Maka, aksi terorisme pekan lalu tidak cukup jika hanya dikecam dan dikutuk. Lebih dari itu, harus dijadikan momentum untuk reorientasi pemberdayaan, penyadaran, dan pencerahan umat. Kalangan moderat harus membangun kembali pola keberagamaan yang toleran, damai, dan berkeadaban.
Perlu ditegaskan, terorisme tidak terkait agama tertentu. Terorisme sebenarnya terkait realitas keumatan. Agama, khususnya Islam, amat menegaskan pentingnya perdamaian dan nilai-nilai kemanusiaan universal. Dalam sebuah hadis disebutkan, inti Islam adalah menebar perdamaian dan menyantuni fakir-miskin kepada orang yang dikenal maupun tidak dikenal.

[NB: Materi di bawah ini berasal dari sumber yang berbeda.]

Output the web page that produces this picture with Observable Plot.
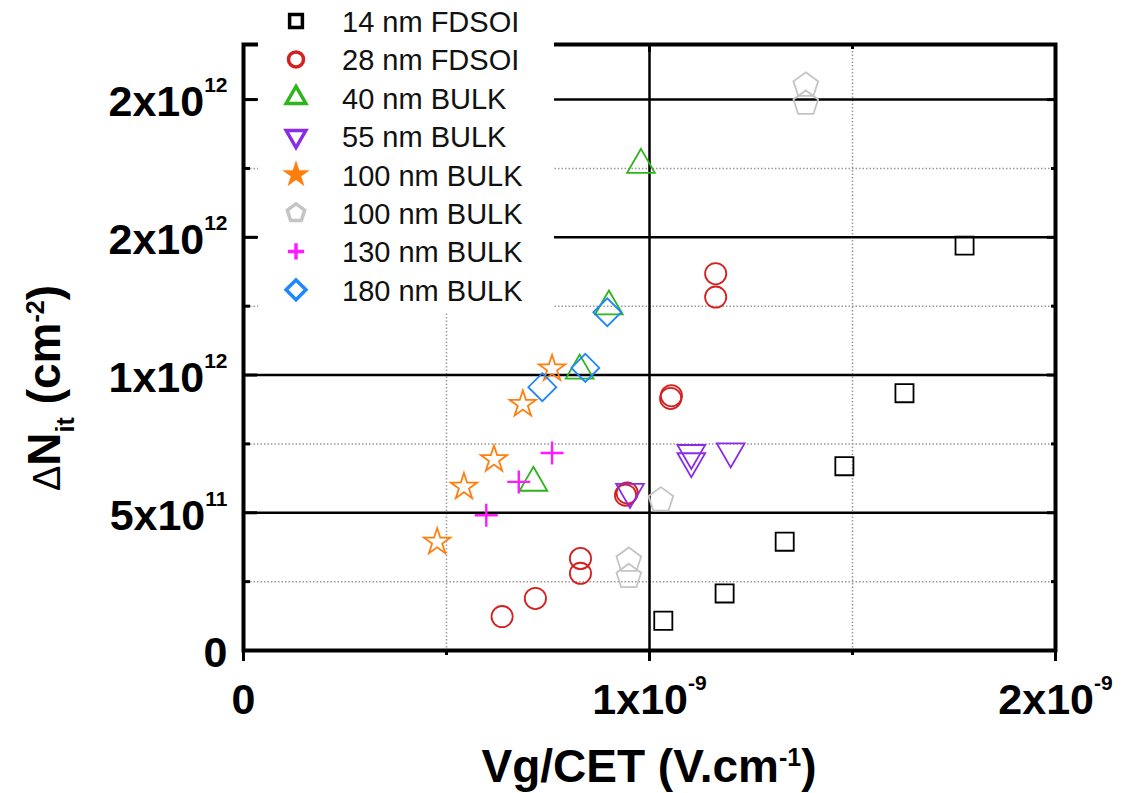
<!DOCTYPE html>
<html><head><meta charset="utf-8">
<script src="https://cdn.jsdelivr.net/npm/d3@7"></script>
<script src="https://cdn.jsdelivr.net/npm/@observablehq/plot@0.6"></script>
<style>
body{margin:0;background:#fff;}
#wrap{position:relative;width:1122px;height:793px;overflow:hidden;background:#fff;}
#legend{position:absolute;left:258px;top:0;width:296px;height:312px;background:#fff;}
</style></head><body><div id="wrap"></div>
<script>
// ---- data (x: Vg/CET in V.cm^-1, y: ΔNit in cm^-2) ----
const seriesNames = ["14 nm FDSOI","28 nm FDSOI","40 nm BULK","55 nm BULK","100 nm BULK","100 nm BULK","130 nm BULK","180 nm BULK"];
const seriesColors = ["#000000","#d42020","#2db51b","#8a2be8","#ff7f0e","#c4c4c4","#ff1aff","#1f86ff"];

const x14 = [1.034e-9,1.185e-9,1.333e-9,1.480e-9,1.628e-9,1.776e-9];
const y14 = [0.108e12,0.207e12,0.395e12,0.669e12,0.934e12,1.470e12];

const x28 = [0.637e-9,0.719e-9,0.830e-9,0.830e-9,0.941e-9,0.945e-9,1.052e-9,1.054e-9,1.163e-9,1.163e-9];
const y28 = [0.123e12,0.189e12,0.280e12,0.334e12,0.564e12,0.572e12,0.915e12,0.925e12,1.283e12,1.368e12];

const x40 = [0.714e-9,0.828e-9,0.900e-9,0.979e-9];
const y40 = [0.609e12,1.016e12,1.249e12,1.763e12];

const x55 = [0.952e-9,1.103e-9,1.103e-9,1.200e-9];
const y55 = [0.576e12,0.687e12,0.717e12,0.723e12];

const x100a = [0.477e-9,0.543e-9,0.617e-9,0.688e-9,0.760e-9];
const y100a = [0.394e12,0.594e12,0.694e12,0.894e12,1.023e12];

const x100b = [0.949e-9,0.949e-9,1.028e-9,1.385e-9,1.385e-9];
const y100b = [0.268e12,0.327e12,0.546e12,1.986e12,2.052e12];

const x130 = [0.598e-9,0.678e-9,0.760e-9];
const y130 = [0.491e12,0.612e12,0.717e12];

const x180 = [0.736e-9,0.842e-9,0.896e-9];
const y180 = [0.956e12,1.026e12,1.228e12];

const xTicks = [0, 1e-9, 2e-9];
const xTickLabels = ["0", "1x10^-9", "2x10^-9"];
const xMinor = [0.5e-9, 1.5e-9];
const yTicks = [0, 5e11, 1e12, 1.5e12, 2e12];
const yTickLabels = ["0", "5x10^11", "1x10^12", "2x10^12", "2x10^12"];
const yMinor = [2.5e11, 7.5e11, 1.25e12, 1.75e12];

// ---- symbols ----
const invTriangle = {draw(ctx, size){
  const s = Math.sqrt(size*4/Math.sqrt(3)); const h = s*Math.sqrt(3)/2;
  ctx.moveTo(-s/2,-h/3); ctx.lineTo(s/2,-h/3); ctx.lineTo(0,2*h/3); ctx.closePath();
}};
const pentagon = {draw(ctx, size){
  const R = Math.sqrt(size/(2.5*Math.sin(2*Math.PI/5)));
  for (let k=0;k<5;k++){ const a=-Math.PI/2+k*2*Math.PI/5; const px=R*Math.cos(a), py=R*Math.sin(a); if(k) ctx.lineTo(px,py); else ctx.moveTo(px,py); }
  ctx.closePath();
}};
const plusSym = {draw(ctx, size){
  const a = Math.sqrt(size/Math.PI)*1.15;
  ctx.moveTo(-a,0); ctx.lineTo(a,0); ctx.moveTo(0,-a); ctx.lineTo(0,a);
}};
const seriesSymbols = [d3.symbolSquare, d3.symbolCircle, d3.symbolTriangle, invTriangle, d3.symbolStar, pentagon, plusSym, d3.symbolDiamond2];
const seriesR = [10.2, 10.6, 10.3, 10.3, 8.3, 11.3, 10, 12.6];
const seriesSW = [1.8, 1.8, 1.8, 1.8, 1.8, 1.8, 2.4, 1.8];
const seriesX = [x14,x28,x40,x55,x100a,x100b,x130,x180];
const seriesY = [y14,y28,y40,y55,y100a,y100b,y130,y180];

const series = seriesNames.map((name,i)=>({
  name, color: seriesColors[i], symbol: seriesSymbols[i], r: seriesR[i], sw: seriesSW[i],
  data: seriesX[i].map((x,j)=>({x, y: seriesY[i][j]}))
}));

const W=1122, H=793, mL=243, mR=67, mT=44, mB=143;
const plotW = W-mL-mR, plotH = H-mT-mB;
const xLab = new Map(xTicks.map((v,i)=>[v,xTickLabels[i]]));
const yLab = new Map(yTicks.map((v,i)=>[v,yTickLabels[i]]));
const FONT = "'Liberation Sans', Arial, Helvetica, sans-serif";

const chart = Plot.plot({
  width: W, height: H, marginLeft: mL, marginRight: mR, marginTop: mT, marginBottom: mB,
  style: {fontFamily: FONT, color: "#000", background: "#fff", overflow: "visible"},
  x: {domain: [0, 2e-9]},
  y: {domain: [0, 2.2e12]},
  marks: [
    Plot.ruleY(yMinor, {stroke: "#999", strokeWidth: 1.5, strokeDasharray: "1.5,2"}),
    Plot.ruleX(xMinor, {stroke: "#999", strokeWidth: 1.5, strokeDasharray: "1.5,2"}),
    Plot.ruleY(yTicks.filter(d=>d>0), {stroke: "#000", strokeWidth: 2.5}),
    Plot.ruleX([1e-9], {stroke: "#000", strokeWidth: 2.5}),
    // inward ticks left / right
    Plot.tickY(yTicks, {strokeWidth: 3, insetRight: plotW-14}),
    Plot.tickY(yMinor, {strokeWidth: 3, insetRight: plotW-7}),
    Plot.tickY(yTicks, {strokeWidth: 3, insetLeft: plotW-8}),
    Plot.tickY(yMinor, {strokeWidth: 3, insetLeft: plotW-4}),
    // top inward, bottom outward
    Plot.tickX(xTicks, {strokeWidth: 3, insetBottom: plotH-8}),
    Plot.tickX(xMinor, {strokeWidth: 3, insetBottom: plotH-5}),
    Plot.tickX(xTicks, {strokeWidth: 3, insetTop: plotH, insetBottom: -11}),
    Plot.tickX(xMinor, {strokeWidth: 3, insetTop: plotH, insetBottom: -5}),
    Plot.frame({stroke: "#000", strokeWidth: 4}),
    Plot.axisY(yTicks, {anchor: "left", tickSize: 0, tickPadding: 16, dy: 3, tickFormat: d=>yLab.get(d), fontSize: 43, fontWeight: "bold", label: null}),
    Plot.axisX(xTicks, {anchor: "bottom", tickSize: 0, tickPadding: 33, tickFormat: d=>xLab.get(d), fontSize: 43, fontWeight: "bold", label: null}),
    ...series.map(s => Plot.dot(s.data, {x: "x", y: "y", symbol: s.symbol, r: s.r, stroke: s.color, fill: "none", strokeWidth: s.sw}))
  ]
});

// superscripts in tick labels
d3.select(chart).selectAll("text").each(function(){
  const t = this.textContent; const m = t.match(/^(.*)\^(.*)$/);
  if (!m) return;
  const sel = d3.select(this); sel.text(null);
  sel.append("tspan").text(m[1]);
  sel.append("tspan").attr("dy", -24).attr("font-size", 21).text(m[2]);
});

// axis titles
const svg = d3.select(chart);
const xs = chart.scale("x").range;
const xt = svg.append("text").attr("x", (xs[0]+xs[1])/2).attr("y", 782)
  .attr("text-anchor","middle").attr("font-size",46).attr("font-weight","bold").attr("font-family",FONT).attr("fill","#000");
xt.append("tspan").text("Vg/CET (V.cm");
xt.append("tspan").attr("dy",-16).attr("font-size",25).text("-1");
xt.append("tspan").attr("dy",16).text(")");

const yt = svg.append("text").attr("transform","translate(60,388) rotate(-90)")
  .attr("text-anchor","middle").attr("font-size",46).attr("font-weight","bold").attr("font-family",FONT).attr("fill","#000");
yt.append("tspan").attr("font-weight","normal").attr("font-size",38).text("Δ");
yt.append("tspan").text("N");
yt.append("tspan").attr("dy",14).attr("font-size",25).text("it");
yt.append("tspan").attr("dy",-14).text(" (cm");
yt.append("tspan").attr("dy",-16).attr("font-size",25).text("-2");
yt.append("tspan").attr("dy",16).text(")");

const wrap = document.getElementById("wrap");
wrap.appendChild(chart);

// legend overlay
const leg = d3.select(wrap).append("div").attr("id","legend");
const lsvg = leg.append("svg").attr("width",296).attr("height",312);
series.forEach((s,i)=>{
  const cy = 21 + i*38.4;
  const size = Math.PI*s.r*s.r*(i===4 ? 0.4 : 0.5);
  lsvg.append("path").attr("transform",`translate(38,${cy})`)
    .attr("d", d3.symbol(s.symbol, size)())
    .attr("fill", i===4 ? s.color : "none").attr("stroke", s.color).attr("stroke-width", 3.5);
  lsvg.append("text").attr("x",84).attr("y",cy+11).attr("font-size",29).attr("font-family",FONT).attr("fill","#111").text(s.name);
});
</script></body></html>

Terorisme tidak bisa dikaitkan dengan agama karena yang bermasalah bukan agama, tetapi umat yang kerap kurang tepat memahami doktrin agama, tidak kontekstual, dan bernuansa kekerasan. Sebab itu, yang perlu mendapat perhatian saksama adalah kualitas pemahaman umat terhadap agama. Bom bunuh diri adalah perbuatan yang harus dihindari karena dilarang agama. Bahkan, Majelis Ulama Indonesia beberapa tahun lalu mengeluarkan fatwa itu.
Selain itu, transmisi gerakan transnasional menyebabkan kelompok moderat mengalami tantangan tidak mudah. Sebab itu, membentengi umat dari ideologi kekerasan merupakan pekerjaan yang harus diutamakan sebelum terorisme menjadi kekuatan yang bersifat masif.
Harapan terhadap kelompok moderat, khususnya Nahdlatul Ulama dan Muhammadiyah, begitu besar karena kedua ormas ini merupakan benteng terakhir untuk menyelamatkan bangsa dari aneka pembajakan doktrinal. Ongkosnya terlalu mahal jika negeri ini bermetamorfosa menjadi negeri yang setiap saat dihujani bom bunuh diri.
Maka, kalangan moderat harus melakukan tindakan proaktif dan progresif untuk mengatasi masalah terorisme. Tidak hanya setelah kejadian, tetapi jauh-jauh hari sebelum kejadian. Sebab, terorisme menyisakan kesengsaraan, kegelisahan, dan kesedihan yang amat mendalam.